Aim of the task
From the entries below, copy out every line with "diagram" in it.

————

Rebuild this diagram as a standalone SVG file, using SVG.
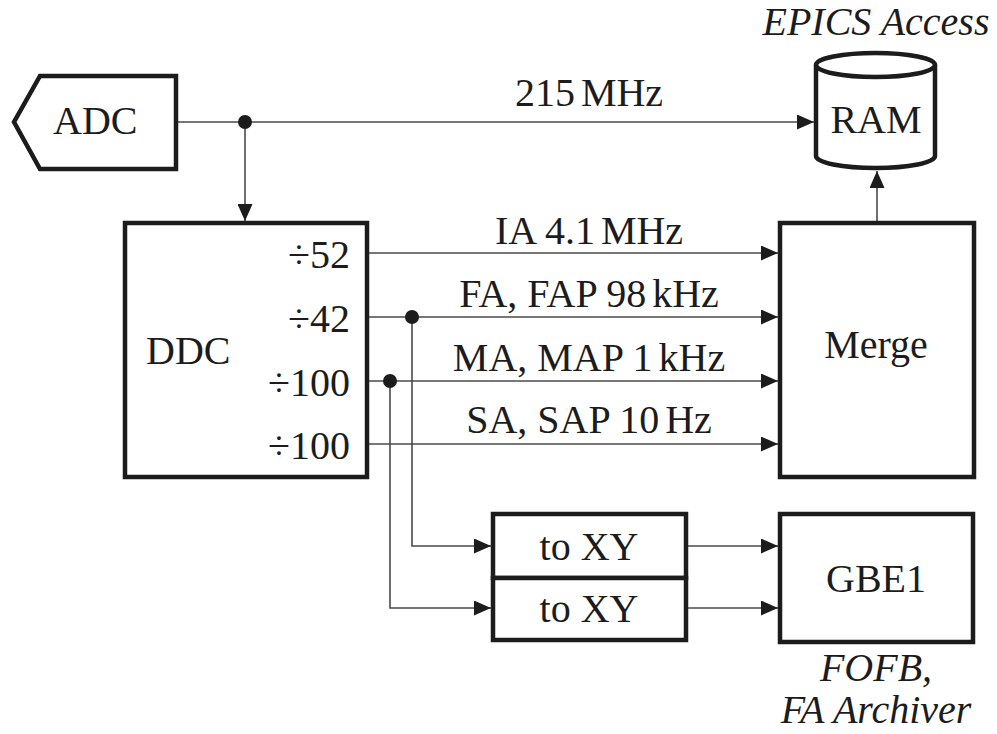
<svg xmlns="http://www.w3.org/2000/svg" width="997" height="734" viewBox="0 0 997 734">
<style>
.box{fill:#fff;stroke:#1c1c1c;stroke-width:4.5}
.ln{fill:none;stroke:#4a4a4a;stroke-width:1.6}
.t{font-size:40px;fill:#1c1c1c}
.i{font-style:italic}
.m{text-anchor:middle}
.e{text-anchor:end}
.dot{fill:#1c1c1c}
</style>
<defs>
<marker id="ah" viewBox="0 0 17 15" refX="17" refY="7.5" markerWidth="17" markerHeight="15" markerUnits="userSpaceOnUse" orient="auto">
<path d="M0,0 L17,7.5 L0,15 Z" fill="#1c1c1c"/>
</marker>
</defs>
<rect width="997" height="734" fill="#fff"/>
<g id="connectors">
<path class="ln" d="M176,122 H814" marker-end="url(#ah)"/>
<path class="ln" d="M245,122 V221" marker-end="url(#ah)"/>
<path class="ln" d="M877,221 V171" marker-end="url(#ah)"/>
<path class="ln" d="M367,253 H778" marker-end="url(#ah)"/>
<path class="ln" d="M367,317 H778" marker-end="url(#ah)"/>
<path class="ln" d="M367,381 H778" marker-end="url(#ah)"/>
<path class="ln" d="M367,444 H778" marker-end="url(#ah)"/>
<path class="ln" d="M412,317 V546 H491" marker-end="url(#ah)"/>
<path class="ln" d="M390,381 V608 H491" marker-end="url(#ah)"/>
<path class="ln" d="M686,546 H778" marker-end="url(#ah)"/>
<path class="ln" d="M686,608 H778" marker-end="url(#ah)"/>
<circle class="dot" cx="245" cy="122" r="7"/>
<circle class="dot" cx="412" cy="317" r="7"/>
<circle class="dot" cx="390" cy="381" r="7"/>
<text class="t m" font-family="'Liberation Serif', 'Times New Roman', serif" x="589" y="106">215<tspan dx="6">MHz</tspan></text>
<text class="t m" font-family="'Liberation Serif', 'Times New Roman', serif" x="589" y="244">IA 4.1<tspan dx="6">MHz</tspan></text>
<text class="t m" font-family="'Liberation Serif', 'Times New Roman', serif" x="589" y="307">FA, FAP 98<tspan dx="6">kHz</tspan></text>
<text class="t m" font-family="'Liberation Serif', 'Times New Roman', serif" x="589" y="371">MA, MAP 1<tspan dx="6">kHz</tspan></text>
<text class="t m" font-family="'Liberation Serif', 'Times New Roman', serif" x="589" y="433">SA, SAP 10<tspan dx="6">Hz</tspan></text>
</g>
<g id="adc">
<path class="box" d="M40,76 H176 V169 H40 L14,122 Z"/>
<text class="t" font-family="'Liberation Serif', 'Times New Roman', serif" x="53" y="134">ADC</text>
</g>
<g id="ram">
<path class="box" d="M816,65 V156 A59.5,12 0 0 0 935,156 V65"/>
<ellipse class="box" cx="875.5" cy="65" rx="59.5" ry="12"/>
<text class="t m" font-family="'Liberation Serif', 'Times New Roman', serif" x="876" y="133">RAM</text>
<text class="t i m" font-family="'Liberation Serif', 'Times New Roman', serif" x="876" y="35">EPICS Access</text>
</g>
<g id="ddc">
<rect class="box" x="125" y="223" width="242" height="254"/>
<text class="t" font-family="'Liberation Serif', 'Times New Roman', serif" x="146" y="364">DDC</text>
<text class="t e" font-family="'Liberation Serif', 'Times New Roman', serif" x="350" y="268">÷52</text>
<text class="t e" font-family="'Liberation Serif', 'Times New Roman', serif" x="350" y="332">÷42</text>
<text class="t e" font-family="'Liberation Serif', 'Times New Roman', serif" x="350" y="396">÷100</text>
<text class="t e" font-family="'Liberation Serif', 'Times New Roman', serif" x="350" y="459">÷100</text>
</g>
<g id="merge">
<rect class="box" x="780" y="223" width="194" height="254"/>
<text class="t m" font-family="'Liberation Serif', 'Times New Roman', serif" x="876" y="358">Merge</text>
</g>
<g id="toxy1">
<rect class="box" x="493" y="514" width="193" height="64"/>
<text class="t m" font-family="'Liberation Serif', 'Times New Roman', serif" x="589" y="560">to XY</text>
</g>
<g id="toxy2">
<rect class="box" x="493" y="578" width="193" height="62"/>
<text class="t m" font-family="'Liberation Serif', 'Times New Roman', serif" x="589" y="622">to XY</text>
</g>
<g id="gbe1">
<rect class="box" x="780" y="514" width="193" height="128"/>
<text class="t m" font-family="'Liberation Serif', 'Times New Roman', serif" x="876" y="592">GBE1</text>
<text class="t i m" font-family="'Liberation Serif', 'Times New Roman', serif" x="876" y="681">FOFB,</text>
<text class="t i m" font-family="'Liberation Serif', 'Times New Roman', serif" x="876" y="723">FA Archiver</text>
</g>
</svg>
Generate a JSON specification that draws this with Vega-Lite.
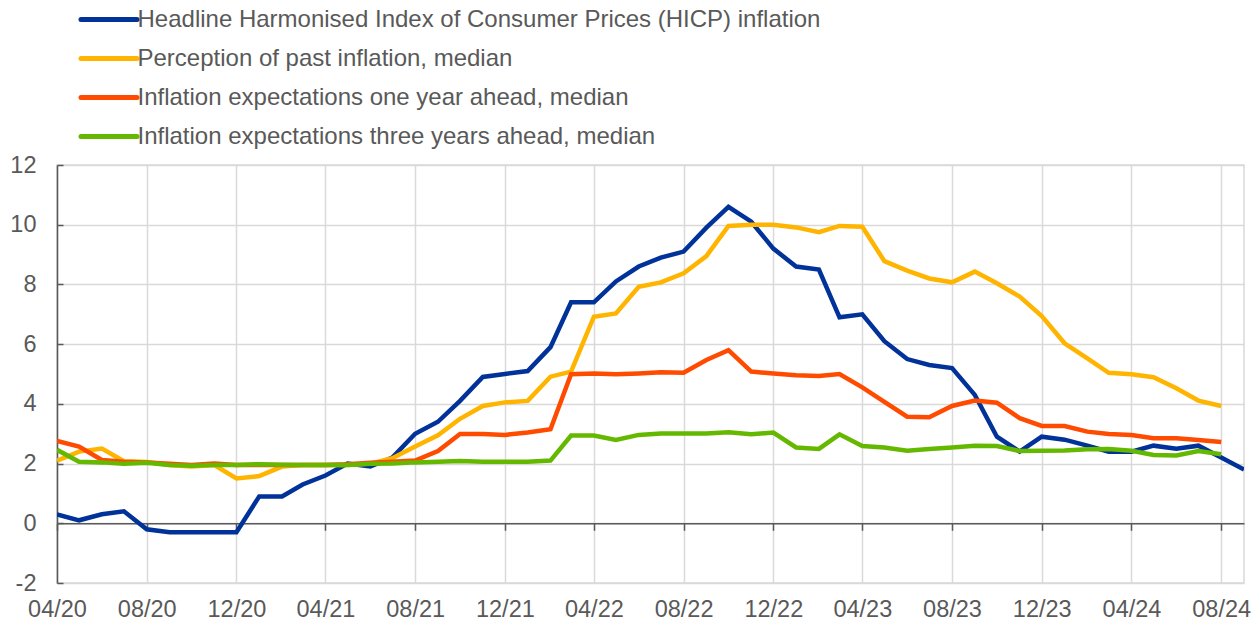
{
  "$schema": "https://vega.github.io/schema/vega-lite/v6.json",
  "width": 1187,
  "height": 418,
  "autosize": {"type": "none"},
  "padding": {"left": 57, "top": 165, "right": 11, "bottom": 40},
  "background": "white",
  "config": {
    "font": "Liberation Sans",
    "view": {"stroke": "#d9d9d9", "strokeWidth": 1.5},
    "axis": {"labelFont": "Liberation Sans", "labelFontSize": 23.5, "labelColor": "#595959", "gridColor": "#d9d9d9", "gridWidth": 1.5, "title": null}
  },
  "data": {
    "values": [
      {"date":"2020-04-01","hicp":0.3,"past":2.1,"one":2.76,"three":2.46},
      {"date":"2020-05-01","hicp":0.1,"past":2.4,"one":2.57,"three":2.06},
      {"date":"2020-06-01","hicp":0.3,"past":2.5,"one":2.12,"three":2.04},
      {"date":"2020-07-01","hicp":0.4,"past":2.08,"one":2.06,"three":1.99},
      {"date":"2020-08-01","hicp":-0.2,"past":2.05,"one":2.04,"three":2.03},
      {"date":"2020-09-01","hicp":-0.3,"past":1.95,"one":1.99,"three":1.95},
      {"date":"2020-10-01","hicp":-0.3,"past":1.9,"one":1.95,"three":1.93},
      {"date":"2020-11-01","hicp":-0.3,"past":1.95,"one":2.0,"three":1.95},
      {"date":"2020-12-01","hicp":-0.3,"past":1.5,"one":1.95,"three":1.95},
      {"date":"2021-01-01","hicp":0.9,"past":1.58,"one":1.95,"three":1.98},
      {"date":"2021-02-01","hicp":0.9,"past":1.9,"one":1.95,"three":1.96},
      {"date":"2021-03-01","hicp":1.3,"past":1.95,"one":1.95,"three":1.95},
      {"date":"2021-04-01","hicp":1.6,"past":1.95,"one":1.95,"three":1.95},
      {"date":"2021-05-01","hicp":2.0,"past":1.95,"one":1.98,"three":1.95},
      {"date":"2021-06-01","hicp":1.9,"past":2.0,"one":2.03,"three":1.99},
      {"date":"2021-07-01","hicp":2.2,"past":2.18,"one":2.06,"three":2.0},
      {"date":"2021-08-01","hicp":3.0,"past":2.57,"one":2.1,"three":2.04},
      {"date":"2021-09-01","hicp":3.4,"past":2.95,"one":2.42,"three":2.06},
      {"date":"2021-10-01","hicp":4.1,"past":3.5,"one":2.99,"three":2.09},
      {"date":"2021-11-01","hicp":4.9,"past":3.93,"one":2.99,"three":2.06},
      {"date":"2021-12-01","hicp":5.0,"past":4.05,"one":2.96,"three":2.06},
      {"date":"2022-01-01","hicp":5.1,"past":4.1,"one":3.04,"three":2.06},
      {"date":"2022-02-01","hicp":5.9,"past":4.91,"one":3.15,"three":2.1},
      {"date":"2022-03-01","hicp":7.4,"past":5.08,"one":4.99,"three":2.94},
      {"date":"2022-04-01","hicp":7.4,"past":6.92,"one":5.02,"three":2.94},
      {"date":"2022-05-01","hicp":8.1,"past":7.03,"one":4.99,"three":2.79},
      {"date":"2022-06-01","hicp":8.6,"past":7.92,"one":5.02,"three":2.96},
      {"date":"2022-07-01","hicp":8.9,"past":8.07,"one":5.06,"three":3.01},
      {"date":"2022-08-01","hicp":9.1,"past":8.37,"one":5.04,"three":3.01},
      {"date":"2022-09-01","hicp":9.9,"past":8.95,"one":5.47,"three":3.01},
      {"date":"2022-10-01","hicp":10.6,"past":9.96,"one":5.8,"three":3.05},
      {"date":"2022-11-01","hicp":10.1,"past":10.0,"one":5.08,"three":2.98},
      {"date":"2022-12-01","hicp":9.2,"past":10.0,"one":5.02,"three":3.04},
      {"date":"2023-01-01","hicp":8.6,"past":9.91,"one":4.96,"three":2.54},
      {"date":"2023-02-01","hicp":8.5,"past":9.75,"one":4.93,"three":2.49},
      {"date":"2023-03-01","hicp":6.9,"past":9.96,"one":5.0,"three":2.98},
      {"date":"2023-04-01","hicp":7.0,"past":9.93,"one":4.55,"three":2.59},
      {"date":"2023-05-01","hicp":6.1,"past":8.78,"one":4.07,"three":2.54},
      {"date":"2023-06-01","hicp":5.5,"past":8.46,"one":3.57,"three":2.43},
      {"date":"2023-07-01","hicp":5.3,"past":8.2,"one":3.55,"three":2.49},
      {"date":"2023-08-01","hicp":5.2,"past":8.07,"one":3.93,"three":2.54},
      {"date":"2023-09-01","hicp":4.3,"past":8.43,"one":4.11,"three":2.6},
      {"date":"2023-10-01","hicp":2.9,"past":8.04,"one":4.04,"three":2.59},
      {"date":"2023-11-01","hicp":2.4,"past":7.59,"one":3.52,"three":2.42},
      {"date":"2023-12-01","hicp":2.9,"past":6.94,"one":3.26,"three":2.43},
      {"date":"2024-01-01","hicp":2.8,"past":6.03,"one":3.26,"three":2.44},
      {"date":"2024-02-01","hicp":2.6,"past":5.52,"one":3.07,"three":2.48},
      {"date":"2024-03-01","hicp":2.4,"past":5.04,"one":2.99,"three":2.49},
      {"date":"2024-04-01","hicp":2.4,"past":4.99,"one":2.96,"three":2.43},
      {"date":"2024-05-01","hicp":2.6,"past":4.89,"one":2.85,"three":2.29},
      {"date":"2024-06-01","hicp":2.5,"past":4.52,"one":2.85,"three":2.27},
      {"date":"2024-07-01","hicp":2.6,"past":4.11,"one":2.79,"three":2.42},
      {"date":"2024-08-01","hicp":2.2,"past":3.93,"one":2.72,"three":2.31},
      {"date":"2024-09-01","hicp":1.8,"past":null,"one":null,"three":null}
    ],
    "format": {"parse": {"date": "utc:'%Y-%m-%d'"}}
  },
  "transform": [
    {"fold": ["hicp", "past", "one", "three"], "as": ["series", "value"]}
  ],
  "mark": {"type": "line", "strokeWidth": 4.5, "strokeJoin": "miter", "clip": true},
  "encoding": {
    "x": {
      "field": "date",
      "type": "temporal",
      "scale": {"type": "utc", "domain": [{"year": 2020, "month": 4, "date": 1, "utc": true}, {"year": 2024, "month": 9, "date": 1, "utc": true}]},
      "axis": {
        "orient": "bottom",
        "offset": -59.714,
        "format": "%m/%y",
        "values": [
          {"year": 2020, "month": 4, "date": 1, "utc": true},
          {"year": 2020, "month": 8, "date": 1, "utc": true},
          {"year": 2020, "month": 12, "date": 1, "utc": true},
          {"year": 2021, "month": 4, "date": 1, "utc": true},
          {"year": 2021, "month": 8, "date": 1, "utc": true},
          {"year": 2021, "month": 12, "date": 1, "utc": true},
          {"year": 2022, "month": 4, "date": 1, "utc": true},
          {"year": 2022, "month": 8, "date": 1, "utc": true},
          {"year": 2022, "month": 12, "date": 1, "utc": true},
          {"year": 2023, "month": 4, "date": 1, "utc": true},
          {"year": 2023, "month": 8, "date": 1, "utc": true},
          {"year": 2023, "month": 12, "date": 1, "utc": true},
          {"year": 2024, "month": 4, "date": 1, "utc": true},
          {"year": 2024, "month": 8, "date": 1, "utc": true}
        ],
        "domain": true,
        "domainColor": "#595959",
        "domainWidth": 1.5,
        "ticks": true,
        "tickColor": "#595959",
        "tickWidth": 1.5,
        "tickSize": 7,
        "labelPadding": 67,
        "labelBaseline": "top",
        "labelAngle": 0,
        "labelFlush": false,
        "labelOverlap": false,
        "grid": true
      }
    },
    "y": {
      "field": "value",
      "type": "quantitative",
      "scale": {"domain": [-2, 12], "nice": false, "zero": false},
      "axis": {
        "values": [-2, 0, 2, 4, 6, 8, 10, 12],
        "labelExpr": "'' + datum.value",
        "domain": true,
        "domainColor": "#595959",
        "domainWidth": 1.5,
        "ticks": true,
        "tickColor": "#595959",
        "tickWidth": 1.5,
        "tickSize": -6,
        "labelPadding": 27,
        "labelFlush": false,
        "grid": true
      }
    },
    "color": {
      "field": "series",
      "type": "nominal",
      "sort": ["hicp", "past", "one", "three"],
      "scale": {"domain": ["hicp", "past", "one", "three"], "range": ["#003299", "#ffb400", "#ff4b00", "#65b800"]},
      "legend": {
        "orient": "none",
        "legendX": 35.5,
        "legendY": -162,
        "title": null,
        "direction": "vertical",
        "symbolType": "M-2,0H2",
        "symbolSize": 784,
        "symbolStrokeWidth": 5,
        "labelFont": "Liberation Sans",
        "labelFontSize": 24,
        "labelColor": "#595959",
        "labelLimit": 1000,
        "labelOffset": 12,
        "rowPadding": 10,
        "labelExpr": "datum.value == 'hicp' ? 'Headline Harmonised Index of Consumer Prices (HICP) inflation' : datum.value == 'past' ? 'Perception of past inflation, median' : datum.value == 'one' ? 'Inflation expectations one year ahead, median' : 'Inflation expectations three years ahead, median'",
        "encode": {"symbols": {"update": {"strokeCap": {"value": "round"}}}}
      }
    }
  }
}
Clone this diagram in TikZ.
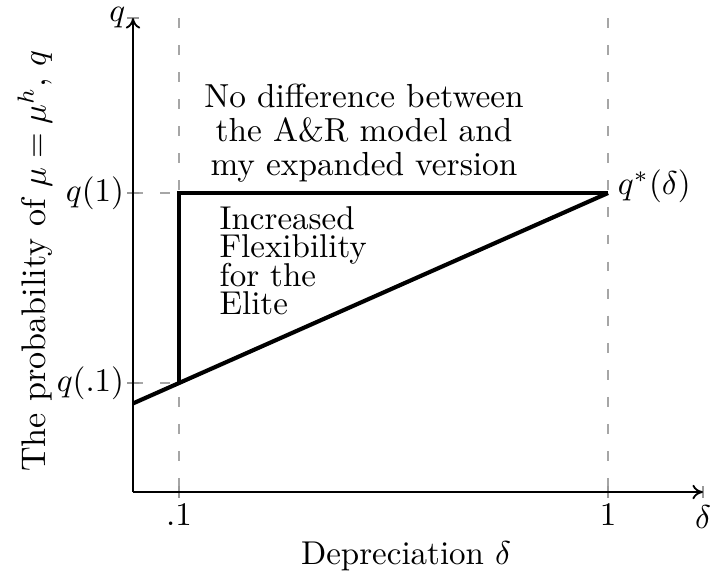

————

Result of this task
Rebuild this diagram as a standalone SVG file, using SVG.
Clone this diagram in TikZ.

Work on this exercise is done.